The Liberal government in the state of Victoria has moved to enact sweeping antidemocratic legislation targeting demonstrations and workplace pickets. The proposed laws give police wide discretionary powers to “move-on” people from designated areas, and have the courts ban individuals from these areas for up to 12 months. Anyone violating such an “exclusion order” can be imprisoned for two years.
Introducing the Summary Offences and Sentencing Amendment Bill 2013 to parliament last December, the government openly stated that the aim was to give police “the power to end unlawful union pickets and protester blockades that threaten to shut down businesses.” It acknowledged that the laws “impose a limitation on an individual’s right to move freely within Victoria” and “may, in certain circumstances, limit the rights to freedom of expression, and peaceful assembly and freedom of association.” The legislation is currently being debated in parliament.
Grounds for issuing a move-on notice include causing an “undue obstruction” to others or impeding someone from “lawfully entering or leaving premises.” A notice can also be issued if a person has allegedly committed an offence within the past 12 hours, or if the police claim there is a risk of violence. Failure to comply with a direction would result in a $720 fine and possible arrest and detention. The notices can be issued not only by police, but also Protective Service Officers, the armed security guards who patrol train stations.
Attorney-General Robert Clarke, introducing the bill to parliament on December 12, alluded to its antidemocratic implications when he distinguished between “legitimate rights to lawful protest” and incidents in which “protesters go beyond legitimate expression of views and instead resort to threats of violence or seek to impede the rights of others to lawfully enter or leave premises.” It will be left to the police to determine what is a “legitimate” demonstration or protest.
The opposition Labor Party paved the way for the government’s measures. The previous Labor government introduced the police “move-on” powers in 2009, as part of a broader “law and order” package that also allowed police to publicly strip search people in designated zones. Supposedly aimed at violent crime, these laws have been used over the past five years to harass mainly working class youth.
The Liberal government is once again invoking the “law and order” mantra to justify its amendments to the Summary Offences Act.
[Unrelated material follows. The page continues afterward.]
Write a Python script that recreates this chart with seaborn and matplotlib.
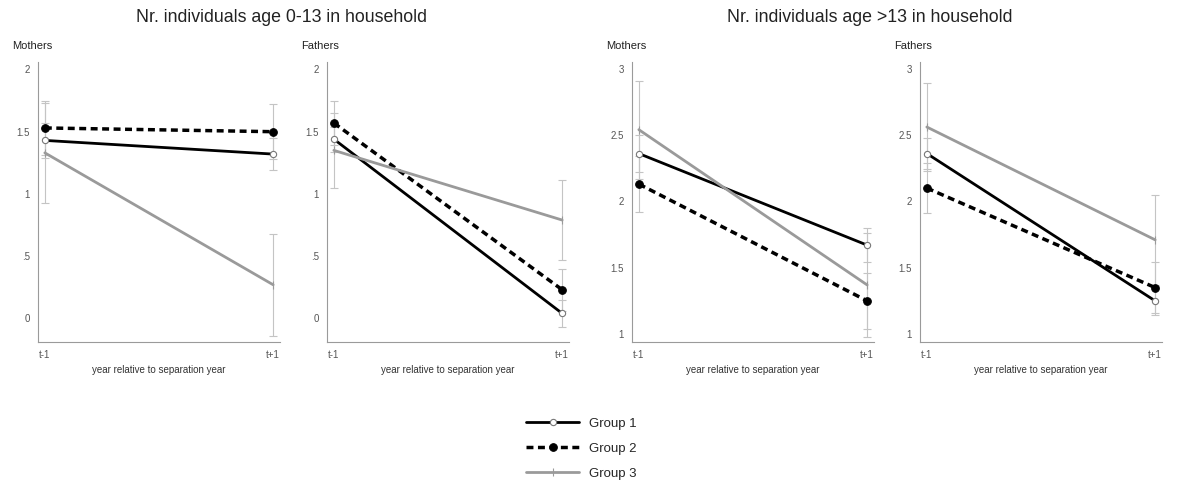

Attorney-General Clarke said the laws “will give police a new tool for addressing low-level street drug dealing and for breaking up gangs that gather in public places to threaten people or engage in criminal behaviour.”
The focus, however, has been on cracking down on protests and pickets. The bill removes the limited exemptions to the “move-on” powers, affecting protests and pickets, that were in Labor’s 2009 legislation.
Under existing legislation, protesters or unionists can be charged with a range of offences, including besetting premises, obstruction, hindering and trespass. These charges, however, sometimes resulted in complicated and unsuccessful prosecutions. Similarly, some magistrates overturned bail restrictions that prohibited people from returning to demonstrations. The new powers will provide police with a simple, on-the-spot, method of clearing an area and targeting any individuals involved in protests or pickets.
Several civil liberties groups have opposed the bill. Human Rights Law Centre executive director Hugh de Kretser stated: “Police already have considerable powers when it comes to handling protests and public order issues. The potential for misuse is very high … Police will be able to move someone on if they suspect that the person has committed any offence in a public place in the last 12 hours. There is no requirement for any connection between the offence and a threat to public order or safety. So for example, a protester could be barred from an area if a police officer simply thought that in the last 12 hours they had done something as basic as jaywalked or failed to validate their tram ticket.”
The trade unions have called a demonstration tomorrow against the bill. Their only concern, however, is that the legislation may be used to undercut the union bureaucracy’s interests. Utterly indifferent to democratic rights, the unions did nothing in 2009 when the former Labor government passed its legislation. But the Liberal government’s amendments now threaten the unions’ efforts to maintain their influence in key industries. The number of pickets organised by the unions is at historic lows, reflecting the bureaucracy’s broader suppression of any working class resistance to the corporate assault on living conditions. Where pickets have been organised, such as in the construction sector, the trigger has almost always been employer efforts to sideline the unions, rather than any attack on workers’ jobs, wages, and conditions.
Among the immediate targets of the new “move-on” powers are likely to be those involved in protests against construction work on an East-West road tunnel project through a section of Melbourne’s inner suburbs. The Murdoch press has waged a hysterical campaign against the demonstrations.
The legislation, however, has a wider thrust. It joins other sweeping antidemocratic mechanisms that have been developed by the ruling elite in the recent period. As the global economic crisis deepens and social inequality worsens, the scaffolding for a police state is being erected in anticipation of major social upheavals and political unrest.